4. Ugualmente deve essere dichiarato inammissibile (cfr. Cass. sez. unite 21 marzo 2017, n. 7155), il secondo motivo di ricorso, avendo la sentenza impugnata giudicato in conformità al principio di diritto affermato dalla giurisprudenza di questa Corte in materia, secondo la quale “In tema di imposta comunale sugli immobili (ICI), la disciplina dettata dal D.Lgs. 30 dicembre 1992, n. 504, art. 5, comma 2, – in base alla quale le variazioni delle risultanze catastali hanno efficacia, ai fini della determinazione della base imponibile, a decorrere dall’anno successivo a quello nel corso del quale sono state annotate negli atti catastali – si applica anche quando il contribuente, ai fini della determinazione della rendita catastale, si avvalga della procedura DOCFA, atteso che il termine di efficacia delle rendite stabilito dal citato art. 5, comma 2, è ispirato a ragioni di uniformità delle dichiarazioni e degli accertamenti e costituisce espressione del principio di eguaglianza” (cfr. Cass. sez. 5, 18 febbraio 2015, n. 3168; Cass. sez. 5, 15 ottobre 2010, n. 21310).

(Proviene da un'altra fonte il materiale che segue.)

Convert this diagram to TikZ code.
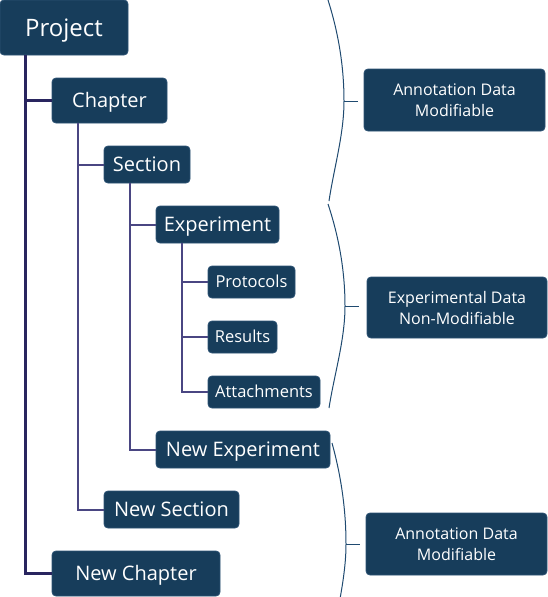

Nè parte ricorrente ha addotto argomenti idonei a sollecitare la revisione del suddetto indirizzo interpretativo.

Il ricorso deve essere pertanto dichiarato inammissibile.

5. Nulla va statuito in ordine alle spese del giudizio di legittimità, non avendo la società intimata svolto difese.

PQM

Dichiara inammissibile il ricorso.

Ai sensi del D.P.R. n. 115 del 2002, art. 13, comma 1 quater, dà atto della sussistenza dei presupposti per il versamento, da parte della ricorrente, dell’ulteriore importo a titolo di contributo unificato pari a quello dovuto per il ricorso, a norma del comma 1 – bis dello stesso art. 13.

Così deciso in Roma, nella Camera di consiglio, il 22 maggio 2018.